[Task goal]: What is the count of lines that hold the word "this"? Give only the number.
Start
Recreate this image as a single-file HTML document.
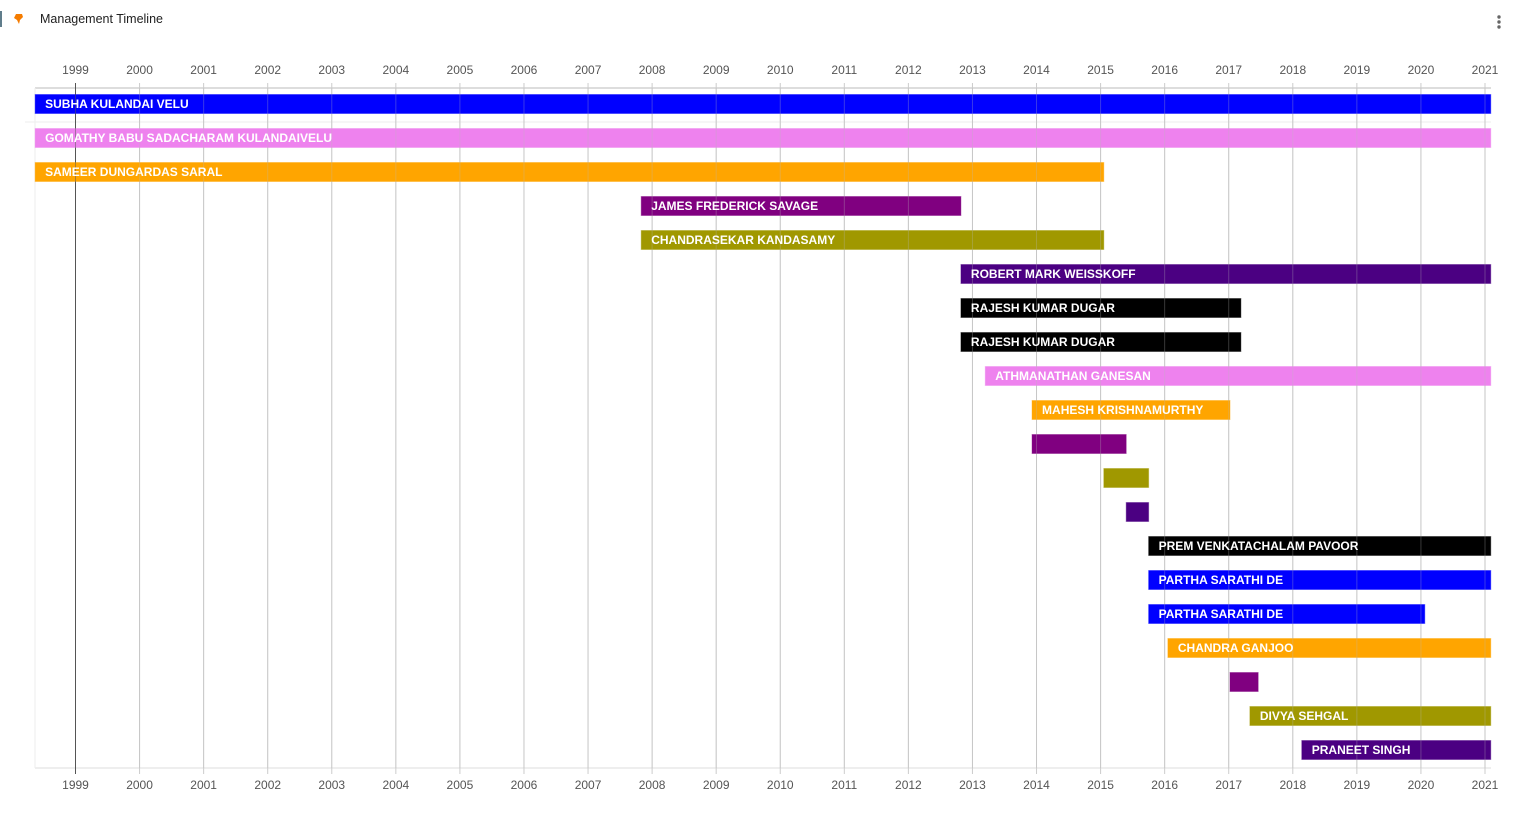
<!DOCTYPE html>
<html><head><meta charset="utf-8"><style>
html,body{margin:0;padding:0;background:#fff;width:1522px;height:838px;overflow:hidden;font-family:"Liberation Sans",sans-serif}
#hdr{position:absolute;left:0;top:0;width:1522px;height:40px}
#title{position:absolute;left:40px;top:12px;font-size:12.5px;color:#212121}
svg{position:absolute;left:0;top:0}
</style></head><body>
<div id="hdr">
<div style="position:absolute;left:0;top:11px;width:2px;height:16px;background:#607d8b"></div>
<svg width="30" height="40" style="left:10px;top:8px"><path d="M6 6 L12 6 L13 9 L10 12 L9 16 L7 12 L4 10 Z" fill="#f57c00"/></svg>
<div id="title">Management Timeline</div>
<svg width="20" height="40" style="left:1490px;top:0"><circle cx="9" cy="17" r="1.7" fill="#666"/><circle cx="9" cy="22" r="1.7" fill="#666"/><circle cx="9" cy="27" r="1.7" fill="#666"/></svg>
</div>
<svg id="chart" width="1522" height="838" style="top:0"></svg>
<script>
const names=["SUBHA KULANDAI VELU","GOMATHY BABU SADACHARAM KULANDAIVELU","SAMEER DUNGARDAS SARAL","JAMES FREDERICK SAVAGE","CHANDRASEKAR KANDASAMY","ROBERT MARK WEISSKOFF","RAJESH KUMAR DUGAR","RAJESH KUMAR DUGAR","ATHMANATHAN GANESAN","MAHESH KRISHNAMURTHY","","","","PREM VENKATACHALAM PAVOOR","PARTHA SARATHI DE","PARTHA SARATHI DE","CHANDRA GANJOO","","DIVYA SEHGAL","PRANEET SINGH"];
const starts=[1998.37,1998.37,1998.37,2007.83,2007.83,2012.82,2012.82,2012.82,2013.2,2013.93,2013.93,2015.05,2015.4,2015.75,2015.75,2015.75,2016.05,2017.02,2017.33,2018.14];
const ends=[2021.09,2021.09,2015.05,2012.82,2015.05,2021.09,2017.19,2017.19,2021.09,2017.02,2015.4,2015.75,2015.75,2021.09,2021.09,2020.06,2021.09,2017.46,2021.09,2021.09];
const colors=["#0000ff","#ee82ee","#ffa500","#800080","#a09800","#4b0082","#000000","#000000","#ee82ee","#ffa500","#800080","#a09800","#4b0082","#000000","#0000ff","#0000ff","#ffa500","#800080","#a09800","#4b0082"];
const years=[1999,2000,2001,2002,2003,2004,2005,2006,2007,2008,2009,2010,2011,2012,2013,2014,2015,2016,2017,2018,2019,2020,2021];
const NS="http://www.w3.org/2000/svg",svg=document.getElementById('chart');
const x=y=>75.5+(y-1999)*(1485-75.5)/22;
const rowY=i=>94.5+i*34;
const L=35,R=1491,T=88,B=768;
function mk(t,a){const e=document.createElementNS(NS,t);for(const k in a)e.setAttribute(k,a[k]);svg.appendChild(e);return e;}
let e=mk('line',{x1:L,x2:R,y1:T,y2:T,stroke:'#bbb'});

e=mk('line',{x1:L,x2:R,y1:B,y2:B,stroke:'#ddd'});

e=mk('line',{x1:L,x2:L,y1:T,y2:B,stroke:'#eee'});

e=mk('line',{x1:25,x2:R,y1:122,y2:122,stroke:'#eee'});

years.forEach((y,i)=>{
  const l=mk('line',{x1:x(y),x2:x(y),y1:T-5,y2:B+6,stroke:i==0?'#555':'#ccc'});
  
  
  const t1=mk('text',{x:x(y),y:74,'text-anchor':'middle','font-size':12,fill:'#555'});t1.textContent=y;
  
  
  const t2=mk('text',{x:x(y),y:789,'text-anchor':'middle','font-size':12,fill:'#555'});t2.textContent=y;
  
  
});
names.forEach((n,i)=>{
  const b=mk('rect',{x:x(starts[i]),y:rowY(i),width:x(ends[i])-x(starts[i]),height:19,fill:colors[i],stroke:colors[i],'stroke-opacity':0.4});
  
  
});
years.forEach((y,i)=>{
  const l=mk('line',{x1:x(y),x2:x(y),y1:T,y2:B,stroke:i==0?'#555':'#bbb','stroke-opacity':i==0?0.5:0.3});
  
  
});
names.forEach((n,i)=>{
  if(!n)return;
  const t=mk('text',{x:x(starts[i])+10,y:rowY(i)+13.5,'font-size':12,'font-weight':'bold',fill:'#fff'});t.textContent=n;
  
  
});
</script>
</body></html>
End
Start
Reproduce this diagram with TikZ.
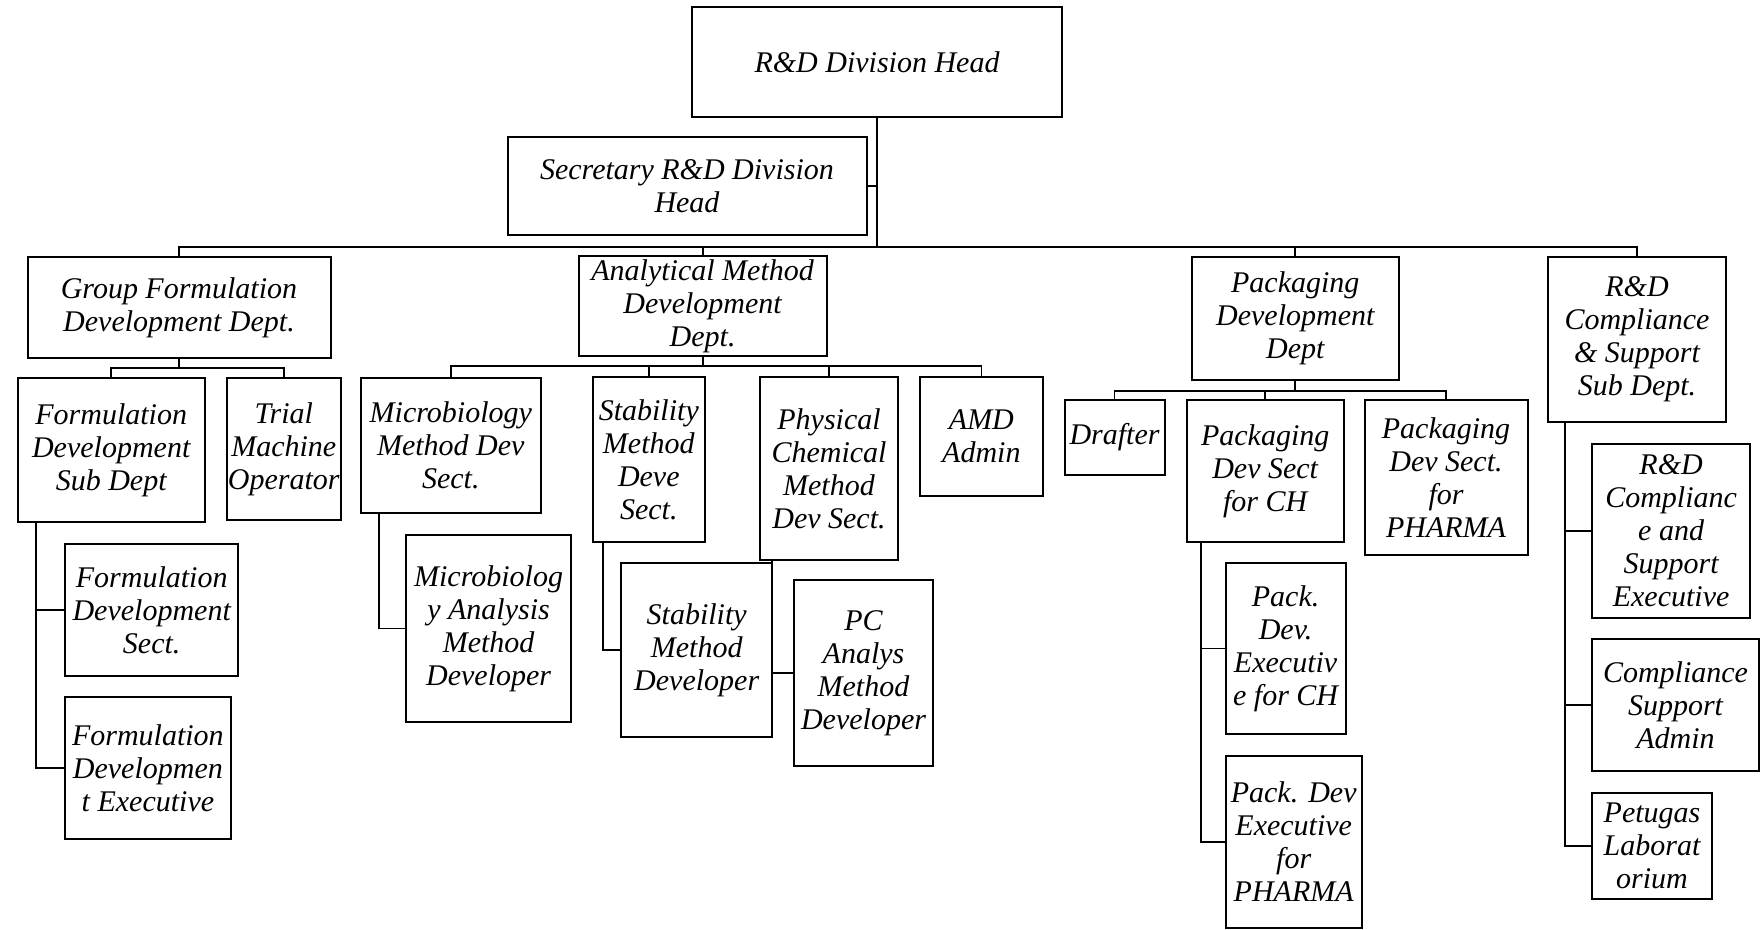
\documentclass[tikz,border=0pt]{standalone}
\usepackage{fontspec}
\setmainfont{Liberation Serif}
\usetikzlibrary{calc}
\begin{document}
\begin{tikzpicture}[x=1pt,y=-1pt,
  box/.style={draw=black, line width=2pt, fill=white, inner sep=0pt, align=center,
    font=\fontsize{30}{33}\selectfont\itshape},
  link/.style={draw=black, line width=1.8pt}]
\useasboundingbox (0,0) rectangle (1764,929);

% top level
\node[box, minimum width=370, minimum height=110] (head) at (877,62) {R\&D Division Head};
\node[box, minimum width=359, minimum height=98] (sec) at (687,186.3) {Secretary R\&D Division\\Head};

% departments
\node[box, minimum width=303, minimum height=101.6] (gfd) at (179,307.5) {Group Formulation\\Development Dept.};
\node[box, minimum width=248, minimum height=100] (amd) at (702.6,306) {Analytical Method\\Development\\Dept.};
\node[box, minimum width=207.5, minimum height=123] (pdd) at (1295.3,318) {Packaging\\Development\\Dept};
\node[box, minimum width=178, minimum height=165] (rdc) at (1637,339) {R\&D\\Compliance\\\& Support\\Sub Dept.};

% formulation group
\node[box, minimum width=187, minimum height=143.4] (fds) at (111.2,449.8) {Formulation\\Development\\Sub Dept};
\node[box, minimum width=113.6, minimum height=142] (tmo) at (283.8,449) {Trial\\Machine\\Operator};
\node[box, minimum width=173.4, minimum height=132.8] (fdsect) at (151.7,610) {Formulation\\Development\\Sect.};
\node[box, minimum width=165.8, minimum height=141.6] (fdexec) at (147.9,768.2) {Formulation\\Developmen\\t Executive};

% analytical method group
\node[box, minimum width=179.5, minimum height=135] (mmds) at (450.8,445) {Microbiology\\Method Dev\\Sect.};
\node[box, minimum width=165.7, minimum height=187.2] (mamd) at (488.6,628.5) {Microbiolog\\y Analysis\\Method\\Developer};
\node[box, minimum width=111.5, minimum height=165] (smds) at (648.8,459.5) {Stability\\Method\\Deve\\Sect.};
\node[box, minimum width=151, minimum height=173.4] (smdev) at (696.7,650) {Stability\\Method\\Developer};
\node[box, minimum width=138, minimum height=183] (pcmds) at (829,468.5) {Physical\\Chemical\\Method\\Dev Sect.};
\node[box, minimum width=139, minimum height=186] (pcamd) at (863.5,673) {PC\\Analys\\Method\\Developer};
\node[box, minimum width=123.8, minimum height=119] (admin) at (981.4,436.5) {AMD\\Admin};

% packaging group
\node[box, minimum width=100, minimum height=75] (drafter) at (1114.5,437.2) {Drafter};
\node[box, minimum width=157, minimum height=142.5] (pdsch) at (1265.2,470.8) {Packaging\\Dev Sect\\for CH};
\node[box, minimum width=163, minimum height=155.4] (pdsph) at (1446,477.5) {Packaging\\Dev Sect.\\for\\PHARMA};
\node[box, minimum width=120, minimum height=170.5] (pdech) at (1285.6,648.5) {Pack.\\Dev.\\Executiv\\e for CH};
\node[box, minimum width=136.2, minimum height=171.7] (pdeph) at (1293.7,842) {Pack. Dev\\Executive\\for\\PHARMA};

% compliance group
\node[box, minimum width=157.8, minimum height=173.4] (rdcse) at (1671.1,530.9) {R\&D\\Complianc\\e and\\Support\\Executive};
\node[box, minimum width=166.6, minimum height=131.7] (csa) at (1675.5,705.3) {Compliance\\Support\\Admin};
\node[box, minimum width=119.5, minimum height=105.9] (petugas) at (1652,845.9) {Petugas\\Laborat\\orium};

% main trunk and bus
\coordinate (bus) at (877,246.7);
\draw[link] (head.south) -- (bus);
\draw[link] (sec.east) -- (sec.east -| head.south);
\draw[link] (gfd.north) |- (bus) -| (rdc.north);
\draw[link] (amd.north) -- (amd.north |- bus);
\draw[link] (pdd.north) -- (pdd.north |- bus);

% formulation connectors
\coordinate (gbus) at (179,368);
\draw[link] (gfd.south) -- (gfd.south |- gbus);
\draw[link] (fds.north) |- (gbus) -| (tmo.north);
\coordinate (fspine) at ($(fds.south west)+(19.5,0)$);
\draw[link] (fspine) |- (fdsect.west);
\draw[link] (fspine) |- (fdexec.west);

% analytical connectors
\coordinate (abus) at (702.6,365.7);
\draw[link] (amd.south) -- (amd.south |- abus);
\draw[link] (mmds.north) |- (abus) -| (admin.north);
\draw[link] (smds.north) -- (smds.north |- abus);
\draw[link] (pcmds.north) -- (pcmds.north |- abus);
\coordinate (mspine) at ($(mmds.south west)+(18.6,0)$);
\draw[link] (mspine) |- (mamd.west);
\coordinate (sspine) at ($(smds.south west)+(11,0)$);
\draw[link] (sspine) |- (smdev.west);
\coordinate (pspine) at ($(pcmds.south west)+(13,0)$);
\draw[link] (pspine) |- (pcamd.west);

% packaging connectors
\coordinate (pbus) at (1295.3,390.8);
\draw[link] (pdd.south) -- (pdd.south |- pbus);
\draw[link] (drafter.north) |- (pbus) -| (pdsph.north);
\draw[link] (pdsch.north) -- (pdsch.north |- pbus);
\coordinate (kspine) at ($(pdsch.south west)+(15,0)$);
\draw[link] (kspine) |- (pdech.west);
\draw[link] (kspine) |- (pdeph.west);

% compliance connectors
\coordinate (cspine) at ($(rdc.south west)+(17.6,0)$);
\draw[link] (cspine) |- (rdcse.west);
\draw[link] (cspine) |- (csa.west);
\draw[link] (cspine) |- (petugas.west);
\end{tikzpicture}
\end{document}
End
[Solved problem]: 2